__Required work__: How many of the lines here include "matplotlib"? Answer with a single number.

__Raw data__:
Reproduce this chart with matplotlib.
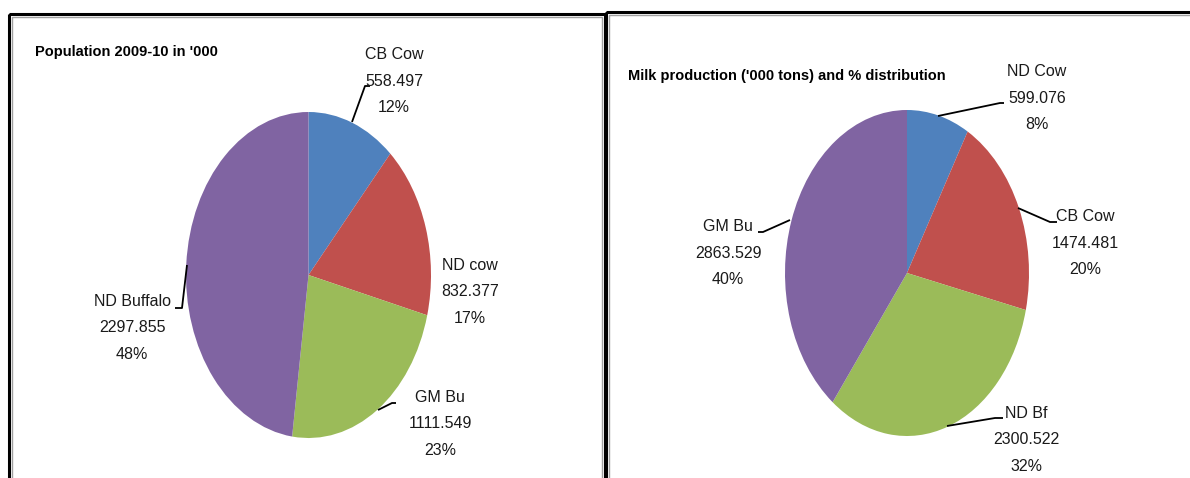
import matplotlib
matplotlib.use("Agg")
import matplotlib.pyplot as plt
from matplotlib.patches import Rectangle

plt.rcParams['font.family'] = ['Liberation Sans', 'DejaVu Sans']

W, H = 1190, 478

COLORS = ['#4F81BD', '#C0504D', '#9BBB59', '#8064A2']

# left pie: population 2009-10 in '000
pop_names  = ['CB Cow', 'ND cow', 'GM Bu', 'ND Buffalo']
pop_values = [558.497, 832.377, 1111.549, 2297.855]
pop_pcts   = ['12%', '17%', '23%', '48%']

# right pie: milk production ('000 tons)
milk_names  = ['ND Cow', 'CB Cow', 'ND Bf', 'GM Bu']
milk_values = [599.076, 1474.481, 2300.522, 2863.529]
milk_pcts   = ['8%', '20%', '32%', '40%']


def pie_axes(fig, cx, cy, rx, ry):
    # axes placed in pixel terms so the pie comes out as a tall ellipse
    ax = fig.add_axes([(cx - rx) / W, (H - cy - ry) / H, 2 * rx / W, 2 * ry / H])
    return ax


def draw_pie(ax, values):
    ax.pie(values, colors=COLORS, startangle=90, counterclock=False,
           radius=1, frame=True, wedgeprops=dict(linewidth=0))
    ax.set_xlim(-1, 1)
    ax.set_ylim(-1, 1)
    ax.set_aspect('auto')
    ax.axis('off')


fig = plt.figure(figsize=(W / 100, H / 100), dpi=100)

# overlay in pixel coordinates for frames, titles and labels
ov = fig.add_axes([0, 0, 1, 1], zorder=5)
ov.set_xlim(0, W)
ov.set_ylim(H, 0)
ov.axis('off')
ov.patch.set_alpha(0)

# panel frames
ov.add_patch(Rectangle((9, 14), 596, 480, fill=False, ec='black', lw=2.2))
ov.add_patch(Rectangle((12, 17), 590, 480, fill=False, ec='#a0a0a0', lw=1.0))
ov.add_patch(Rectangle((606, 12), 600, 480, fill=False, ec='black', lw=2.2))
ov.add_patch(Rectangle((609, 15), 600, 480, fill=False, ec='#a0a0a0', lw=1.0))

ov.text(35, 52, "Population 2009-10 in '000", fontsize=10.5, fontweight='bold', va='center', ha='left')
ov.text(628, 76, "Milk production ('000 tons) and % distribution", fontsize=10.5, fontweight='bold',
        va='center', ha='left')

ax1 = pie_axes(fig, 308.5, 275, 122.5, 163)
draw_pie(ax1, pop_values)
ax2 = pie_axes(fig, 907, 273, 122, 163)
draw_pie(ax2, milk_values)

# label block centres (pixels) and leader polylines, in slice order
pop_label_pos  = [(394, 81), (470, 292), (440, 424), (132, 328)]
pop_leaders    = [[(352, 122), (365, 86), (370, 86)],
                  None,
                  [(378, 410), (392, 403), (396, 403)],
                  [(187, 265), (182, 308), (175, 308)]]
milk_label_pos = [(1037, 98), (1085, 243), (1026, 440), (728, 253)]
milk_leaders   = [[(938, 116), (1000, 103), (1004, 103)],
                  [(1018, 208), (1050, 222), (1057, 222)],
                  [(947, 426), (995, 418), (1003, 418)],
                  [(790, 220), (763, 232), (758, 232)]]


def label_block(names, values, pcts, positions, leaders):
    for name, val, pct, (x, y), pts in zip(names, values, pcts, positions, leaders):
        ov.text(x, y, f"{name}\n{val:.3f}\n{pct}", fontsize=11.5, ha='center', va='center',
                linespacing=1.95, color='#1a1a1a')
        if pts:
            xs, ys = zip(*pts)
            ov.plot(xs, ys, color='black', lw=1.3, solid_capstyle='butt')


label_block(pop_names, pop_values, pop_pcts, pop_label_pos, pop_leaders)
label_block(milk_names, milk_values, milk_pcts, milk_label_pos, milk_leaders)

fig.savefig('out.png', dpi=100)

__Correct result__: 5